Does a person of the Japanese race, born in Japan, qualify as a 'free white person' under Revised Statutes § 2169 and is therefore eligible for naturalization in the United States?


Opinions:

Majority - Mr. Justice Sutherland

No. A person of the Japanese race does not qualify as a 'free white person' under the naturalization statutes. First, the Naturalization Act of 1906, which primarily addresses procedural matters, did not implicitly repeal the substantive racial restrictions of Revised Statutes § 2169. It is inconceivable that Congress would have abandoned a foundational, century-old policy on racial eligibility in such a 'dubious and casual fashion.' Second, the phrase 'free white persons' must be interpreted according to its common, popular meaning, not by scientific or ethnological definitions.
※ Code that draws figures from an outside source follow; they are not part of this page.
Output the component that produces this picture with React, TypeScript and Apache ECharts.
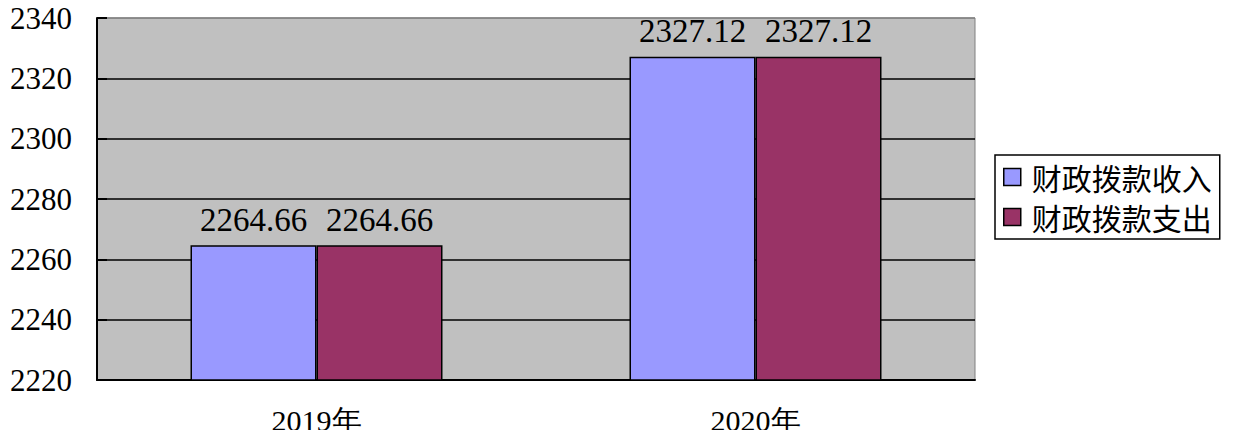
import React, { useEffect, useRef } from "react";
import * as echarts from "echarts";

const categories = ["2019年", "2020年"];
const incomeName = "财政拨款收入";
const expenseName = "财政拨款支出";
const incomeValues = [2264.66, 2327.12];
const expenseValues = [2264.66, 2327.12];
const yMin = 2220;
const yMax = 2340;
const yInterval = 20;

export default function App() {
  const ref = useRef<HTMLDivElement>(null);
  useEffect(() => {
    if (!ref.current) return;
    const chart = echarts.init(ref.current, null, { renderer: "svg" });
    const labelStyle = {
      show: true,
      position: "top" as const,
      distance: 9,
      fontFamily: "Liberation Serif",
      fontSize: 33,
      lineHeight: 33,
      color: "#000",
      formatter: (p: any) => p.value.toFixed(2),
    };
    chart.setOption({
      animation: false,
      backgroundColor: "#fff",
      grid: {
        left: 97,
        right: 265,
        top: 18,
        bottom: 58,
        show: true,
        backgroundColor: "#c0c0c0",
        borderColor: "#808080",
        borderWidth: 1,
      },
      legend: {
        orient: "vertical",
        left: 995,
        top: 155,
        padding: [6, 8, 6, 8],
        borderColor: "#000",
        borderWidth: 1.5,
        itemWidth: 17,
        itemHeight: 17,
        itemGap: 8,
        icon: "rect",
        itemStyle: { borderColor: "#000", borderWidth: 1.5 },
        textStyle: {
          fontFamily: "Noto Sans CJK SC",
          fontSize: 30,
          lineHeight: 32,
          color: "#000",
          padding: [0, 0, 0, 6],
        },
        data: [incomeName, expenseName],
      },
      xAxis: {
        type: "category",
        data: categories,
        axisLine: { lineStyle: { color: "#000", width: 2 } },
        axisTick: { inside: true, length: 10, lineStyle: { color: "#000", width: 2 } },
        axisLabel: {
          margin: 40,
          verticalAlign: "middle",
          lineHeight: 26,
          fontFamily: "Liberation Serif",
          fontSize: 30,
          color: "#000",
        },
      },
      yAxis: {
        type: "value",
        min: yMin,
        max: yMax,
        interval: yInterval,
        axisLine: { show: true, lineStyle: { color: "#000", width: 2 } },
        axisTick: { show: true, inside: true, length: 10, lineStyle: { color: "#000", width: 2 } },
        axisLabel: {
          margin: 25,
          fontFamily: "Liberation Serif",
          fontSize: 31,
          color: "#000",
          formatter: (v: number) => String(v),
        },
        splitLine: {
          show: true,
          lineStyle: {
            color: ["#000", "#000", "#000", "#000", "#000", "#000", "#808080"],
            width: 1.5,
          },
        },
      },
      series: [
        {
          name: incomeName,
          type: "bar",
          data: incomeValues,
          barWidth: 126,
          barGap: "0%",
          itemStyle: { color: "#9999ff", borderColor: "#000", borderWidth: 1.5 },
          label: labelStyle,
        },
        {
          name: expenseName,
          type: "bar",
          data: expenseValues,
          barWidth: 126,
          barGap: "0%",
          itemStyle: { color: "#993366", borderColor: "#000", borderWidth: 1.5 },
          label: labelStyle,
        },
      ],
    });
    return () => chart.dispose();
  }, []);
  return <div ref={ref} style={{ width: 1240, height: 438, margin: -8 }} />;
}
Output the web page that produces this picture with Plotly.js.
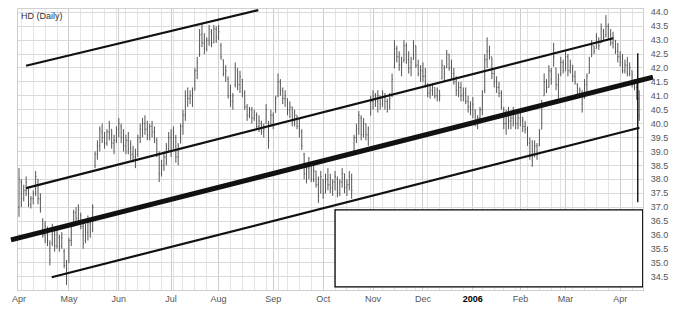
<!DOCTYPE html>
<html><head><meta charset="utf-8">
<script src="https://cdn.plot.ly/plotly-3.0.1.min.js"></script>
<style>html,body{margin:0;padding:0;background:#fff}#chart{width:682px;height:314px}</style>
</head><body><div id="chart"></div>
<script>
const startDate = '2005-04-01';
const holidays = ['2005-05-30','2005-07-04','2005-09-05','2005-11-24','2005-12-26','2006-01-02','2006-01-16','2006-02-20','2006-04-14'];
const monthLabels = ['Apr','May','Jun','Jul','Aug','Sep','Oct','Nov','Dec','<span style="color:#000"><b>2006</b></span>','Feb','Mar','Apr'];
const yTicks = [34.5,35.0,35.5,36.0,36.5,37.0,37.5,38.0,38.5,39.0,39.5,40.0,40.5,41.0,41.5,42.0,42.5,43.0,43.5,44.0];

const openP = [
37.0,37.9,37.3,37.6,37.6,37.1,37.3,37.5,38.0,37.3,
36.5,36.0,36.2,35.7,35.7,36.1,35.6,35.9,35.6,35.4,
34.9,35.0,35.8,36.3,36.8,36.6,36.7,36.3,35.8,36.1,
36.4,36.2,38.5,38.9,39.2,39.7,39.5,39.3,39.7,39.8,
39.3,39.4,39.8,39.9,39.5,39.2,39.4,39.1,38.9,38.8,
38.9,39.5,39.8,40.0,39.8,39.6,39.9,39.7,39.4,38.9,
38.2,38.5,38.8,39.1,39.5,39.1,39.5,38.8,39.3,39.9,
40.3,41.0,40.9,41.0,41.2,41.9,42.5,43.2,42.9,42.7,
43.0,43.3,42.9,43.4,43.1,42.8,42.3,41.8,41.6,41.0,
40.8,41.4,41.9,41.4,41.6,41.1,40.6,40.3,40.5,40.2,
40.3,39.9,40.0,39.7,40.0,40.0,39.9,40.3,40.4,41.0,
41.5,41.2,40.9,40.9,40.5,40.6,40.1,40.3,39.9,39.7,
38.9,38.2,38.4,38.5,38.0,38.3,37.8,37.5,38.0,37.5,
38.0,37.8,37.7,37.9,38.0,37.5,37.9,38.2,37.7,37.8,
38.0,39.0,39.5,39.8,40.2,39.6,40.0,39.6,40.3,40.8,
41.0,40.8,41.0,40.7,41.0,40.8,40.6,41.0,42.0,42.7,
42.4,42.1,42.3,42.8,42.3,42.0,42.3,42.8,42.1,41.8,
41.9,41.7,41.4,41.1,41.2,41.3,41.0,41.2,41.6,42.0,
42.0,42.5,42.0,41.8,41.5,41.2,41.3,41.0,41.1,40.8,
40.6,40.5,40.5,40.0,40.2,40.5,41.2,42.3,42.6,42.4,
41.8,41.5,41.3,41.1,40.5,40.0,40.3,40.1,40.2,40.4,
40.0,40.2,40.1,39.9,39.8,39.3,38.9,38.8,39.2,39.2,
39.8,41.0,41.5,41.3,41.9,42.1,42.0,41.4,41.8,42.2,
41.9,42.4,41.9,42.1,41.7,41.4,41.1,41.1,40.9,41.4,
41.8,42.4,42.8,42.7,43.0,42.9,43.3,43.2,43.5,43.2,
42.9,43.0,42.6,42.4,42.2,41.9,42.1,41.8,41.9,41.4,
41.3,40.9];
const highP = [
38.4,38.0,37.8,38.1,37.7,37.4,37.6,38.3,38.0,37.5,
36.6,36.5,36.3,35.8,36.4,36.3,36.2,36.0,36.1,35.5,
35.1,35.9,36.3,36.9,37.0,37.1,36.8,36.5,36.4,36.7,
36.6,37.1,39.0,39.4,39.9,40.0,39.7,39.8,40.1,39.8,
39.6,39.9,40.2,40.0,39.8,39.6,39.7,39.4,39.2,39.1,
39.6,40.0,40.2,40.3,40.1,40.0,40.1,39.9,39.5,39.0,
38.7,39.0,39.3,39.7,39.8,39.9,39.6,39.3,40.0,40.5,
41.2,41.3,41.2,41.3,42.0,42.4,43.4,43.6,43.25,43.1,
43.55,43.4,43.55,43.5,43.55,42.9,42.3,42.1,41.7,41.4,
41.1,42.2,42.0,41.9,41.6,41.2,40.7,40.6,40.6,40.5,
40.4,40.3,40.1,40.0,40.7,40.1,40.5,40.4,41.0,41.8,
41.6,41.3,41.2,40.9,40.8,40.6,40.5,40.3,40.2,39.8,
38.95,38.6,38.8,38.6,38.5,38.3,38.1,38.3,38.0,38.2,
38.4,38.2,38.0,38.3,38.1,38.0,38.4,38.2,38.0,38.3,
38.2,39.6,40.0,40.45,40.3,40.2,40.0,39.9,41.0,41.2,
41.1,41.2,41.0,41.2,41.1,40.9,41.1,41.8,43.0,42.8,
42.6,42.4,43.0,42.9,42.6,42.4,43.0,42.8,42.3,42.1,
42.2,42.0,41.45,41.4,41.45,41.3,41.3,41.2,42.3,42.1,
42.65,42.5,42.3,42.0,41.7,41.5,41.5,41.3,41.3,41.0,
40.8,40.95,40.5,40.3,40.6,41.2,42.5,43.1,42.8,42.4,
42.0,41.7,41.5,41.2,40.6,40.5,40.6,40.4,40.6,40.5,
40.4,40.5,40.25,40.1,39.9,39.5,39.4,39.4,39.3,39.8,
40.85,41.8,41.6,42.1,42.0,42.9,42.0,41.8,42.4,42.3,
42.6,42.5,42.3,42.1,41.9,41.45,41.3,41.2,41.6,41.8,
42.4,43.0,42.8,43.25,43.1,43.6,43.4,43.9,43.6,43.4,
43.3,43.0,42.9,42.6,42.5,42.3,42.4,42.2,41.9,41.6,
41.45,41.2];
const lowP = [
36.65,37.0,37.2,37.4,37.0,36.95,37.1,37.4,37.1,36.8,
35.9,35.7,35.6,34.9,35.6,35.4,35.5,35.4,35.5,34.8,
34.2,35.0,35.6,36.3,36.4,36.5,36.2,35.5,35.7,35.8,
35.9,36.1,38.4,38.7,39.0,39.3,39.1,39.2,39.4,39.1,
38.9,39.3,39.5,39.3,39.0,38.9,38.9,38.7,38.6,38.4,
38.8,39.3,39.5,39.6,39.4,39.4,39.5,39.3,38.8,37.9,
38.1,38.3,38.5,39.0,38.8,39.1,38.6,38.5,39.3,39.6,
40.1,40.6,40.7,40.6,41.2,41.6,42.4,42.75,42.5,42.6,
42.8,42.75,42.9,42.9,43.0,42.3,41.7,41.5,40.9,40.6,
40.5,41.3,41.2,41.1,40.95,40.5,40.1,40.2,40.0,40.1,
39.8,39.7,39.6,39.5,40.0,39.1,39.9,39.8,40.4,40.95,
41.0,40.7,40.6,40.3,40.2,39.9,39.9,39.8,39.5,39.05,
38.0,37.85,38.0,37.9,37.9,37.7,37.15,37.5,37.3,37.5,
37.6,37.5,37.4,37.6,37.35,37.4,37.7,37.5,37.4,37.6,
37.3,38.9,39.3,39.6,39.4,39.5,39.4,39.2,40.3,40.5,
40.6,40.4,40.5,40.6,40.5,40.4,40.5,40.95,42.0,42.2,
41.9,41.7,42.2,42.15,41.8,41.7,42.3,42.0,41.7,41.5,
41.5,41.3,40.95,40.9,41.0,40.9,40.8,40.8,41.6,41.55,
42.0,41.9,41.6,41.4,41.0,40.95,40.8,40.8,40.7,40.4,
40.3,40.2,39.9,39.8,40.0,40.3,41.1,42.0,42.3,41.6,
41.3,41.1,40.95,40.5,39.8,39.6,39.8,39.8,39.9,39.8,
39.8,39.9,39.7,39.65,39.2,38.7,38.45,38.8,38.7,39.2,
39.8,41.0,41.1,41.3,41.4,42.05,41.2,40.9,41.7,41.8,
41.9,41.7,41.8,41.5,41.4,40.95,41.0,40.4,40.9,41.1,
41.8,42.4,42.5,42.7,42.65,42.9,43.0,43.1,43.0,42.8,
42.7,42.5,42.2,42.05,41.8,41.8,41.7,41.7,41.3,41.2,
40.85,40.1];
const closeP = [
38.0,37.3,37.6,37.9,37.1,37.3,37.5,38.1,37.3,36.9,
36.0,36.3,35.8,35.1,36.2,35.6,36.0,35.6,35.9,34.9,
34.8,35.8,36.1,36.8,36.6,36.9,36.3,35.7,36.2,36.5,
36.1,37.0,38.9,39.2,39.8,39.5,39.3,39.7,39.9,39.3,
39.4,39.8,40.0,39.5,39.2,39.4,39.1,38.9,38.8,38.9,
39.5,39.8,40.0,39.8,39.6,39.9,39.7,39.4,38.9,38.2,
38.5,38.8,39.1,39.5,39.0,39.7,38.8,39.2,39.9,40.3,
41.0,40.9,41.0,41.1,41.9,42.2,43.2,42.9,42.7,43.0,
43.4,42.9,43.4,43.1,43.3,42.4,41.8,41.9,41.0,40.8,
41.0,42.0,41.4,41.7,41.1,40.6,40.3,40.5,40.2,40.4,
39.9,40.1,39.7,39.8,40.5,39.4,40.3,40.1,40.9,41.5,
41.2,40.9,41.0,40.5,40.6,40.1,40.3,39.9,39.7,39.2,
38.2,38.4,38.5,38.0,38.3,37.8,37.4,38.1,37.5,38.0,
37.8,37.7,37.9,38.1,37.5,37.9,38.2,37.7,37.8,38.1,
37.6,39.5,39.8,40.3,39.6,40.0,39.6,39.8,40.8,41.0,
40.8,41.0,40.7,41.1,40.8,40.6,40.9,41.6,42.7,42.4,
42.1,42.2,42.8,42.3,42.0,42.2,42.8,42.1,41.8,41.9,
41.7,41.4,41.1,41.2,41.3,41.0,41.2,41.0,42.1,41.8,
42.5,42.0,41.8,41.5,41.2,41.3,41.0,41.1,40.8,40.6,
40.5,40.7,40.0,40.2,40.5,41.0,42.3,42.6,42.4,41.8,
41.5,41.3,41.1,40.6,40.0,40.3,40.1,40.2,40.4,40.0,
40.2,40.1,39.9,39.8,39.3,38.9,38.8,39.2,38.9,39.7,
40.7,41.5,41.3,41.9,41.6,42.4,41.4,41.6,42.2,41.9,
42.4,41.9,42.1,41.7,41.5,41.1,41.2,40.7,41.4,41.7,
42.3,42.8,42.6,43.1,42.8,43.4,43.1,43.5,43.2,42.9,
43.1,42.6,42.4,42.2,41.9,42.1,41.8,42.0,41.4,41.3,
40.9,40.3];

// trend lines (trading-day index, price)
const trendX0 = [2.95, 2.95, -3.37, 13.76];
const trendY0 = [42.08, 37.68, 35.82, 34.48];
const trendX1 = [100.7, 250.1, 266.8, 261.1];
const trendY1 = [44.08, 43.07, 41.67, 39.85];
const markerX = 260.4, markerY0 = 37.17, markerY1 = 42.53;
const boxX0 = 133.0, boxX1 = 262.5, boxY0 = 34.13, boxY1 = 36.9;

// trading calendar
const dates = [];
(function(){
  let d = new Date(startDate + 'T00:00:00Z');
  while (dates.length < closeP.length) {
    const s = d.toISOString().slice(0,10);
    const w = d.getUTCDay();
    if (w !== 0 && w !== 6 && holidays.indexOf(s) < 0) dates.push(s);
    d = new Date(d.getTime() + 86400000);
  }
})();
const idx = dates.map((_, i) => i);
const monthIdx = [], weekIdx = [];
dates.forEach((s, i) => {
  if (i === 0 || s.slice(5,7) !== dates[i-1].slice(5,7)) monthIdx.push(i);
  const w = new Date(s + 'T00:00:00Z').getUTCDay();
  const pw = i > 0 ? new Date(dates[i-1] + 'T00:00:00Z').getUTCDay() : 9;
  if (i > 0 && w < pw && monthIdx.indexOf(i) < 0) weekIdx.push(i);
});

const xr = [-0.42, 262.6];
const yr = [34.02, 44.12];
const px = v => (v - xr[0]) / (xr[1] - xr[0]);
const py = v => (v - yr[0]) / (yr[1] - yr[0]);
const trendW = [2.2, 2.2, 5, 2.2];

const shapes = [];
shapes.push({type:'rect', xref:'x', yref:'y', x0:boxX0, x1:boxX1, y0:boxY0, y1:boxY1,
  fillcolor:'#fff', line:{color:'#000', width:1.3}, layer:'above'});
shapes.push({type:'line', xref:'x', yref:'y', x0:markerX, x1:markerX, y0:markerY0, y1:markerY1,
  line:{color:'#000', width:1.3}, layer:'above'});
for (let k = 0; k < trendX0.length; k++) {
  shapes.push({type:'line', xref:'paper', yref:'paper',
    x0:px(trendX0[k]), y0:py(trendY0[k]), x1:px(trendX1[k]), y1:py(trendY1[k]),
    line:{color:'#111', width:trendW[k]}, layer:'above'});
}

const font = 'Liberation Sans, Arial, sans-serif';
const trace = {
  type:'ohlc', x: idx, open: openP, high: highP, low: lowP, close: closeP,
  text: dates, hoverinfo:'text+y',
  increasing:{line:{color:'#555', width:1}},
  decreasing:{line:{color:'#555', width:1}},
  tickwidth: 0.3
};
const layout = {
  width:682, height:314,
  margin:{l:18, r:39, t:9, b:24},
  paper_bgcolor:'#fff', plot_bgcolor:'#fff',
  showlegend:false,
  xaxis:{
    range:xr, type:'linear', rangeslider:{visible:false},
    tickmode:'array', tickvals: monthIdx, ticktext: monthLabels,
    showgrid:true, gridcolor:'#cdcdcd', gridwidth:1,
    minor:{tickmode:'array', tickvals: weekIdx, showgrid:true, gridcolor:'#e4e4e4', gridwidth:1, ticks:''},
    zeroline:false, showline:true, linecolor:'#d0d0d0', mirror:true,
    ticks:'', tickfont:{family:font, size:9, color:'#555'}, fixedrange:true
  },
  yaxis:{
    range:yr, side:'right', tickmode:'array', tickvals:yTicks, tickformat:'.1f',
    showgrid:true, gridcolor:'#dadada', gridwidth:1,
    zeroline:false, showline:true, linecolor:'#d0d0d0', mirror:true,
    ticks:'outside', ticklen:5, tickcolor:'rgba(0,0,0,0)',
    tickfont:{family:font, size:9, color:'#555'}, fixedrange:true
  },
  shapes: shapes,
  annotations:[{text:'HD (Daily)', xref:'paper', yref:'paper', x:0, y:1, xanchor:'left', yanchor:'top',
    xshift:1, yshift:0, showarrow:false, font:{family:font, size:9, color:'#333'}}]
};
Plotly.newPlot('chart', [trace], layout, {staticPlot:true, displayModeBar:false});
</script>
</body></html>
Based on a long line of judicial precedent and legislative acquiescence, the term 'white person' is synonymous with a person of the Caucasian race. Since the appellant is of the Japanese race and not Caucasian, he is not eligible for naturalization, regardless of his personal character or assimilation into American culture.



Analysis:

This decision solidified a racially exclusionary interpretation of U.S. naturalization law, establishing the 'common knowledge' or popular understanding of race as the legal standard for determining who qualified as 'white.' The Court's reasoning rendered an individual's cultural assimilation, education, and character irrelevant in the face of racial ineligibility. This precedent, along with United States v. Thind (1923), legally barred most Asian immigrants from obtaining citizenship until the McCarran-Walter Act of 1952 finally eliminated racial qualifications for naturalization.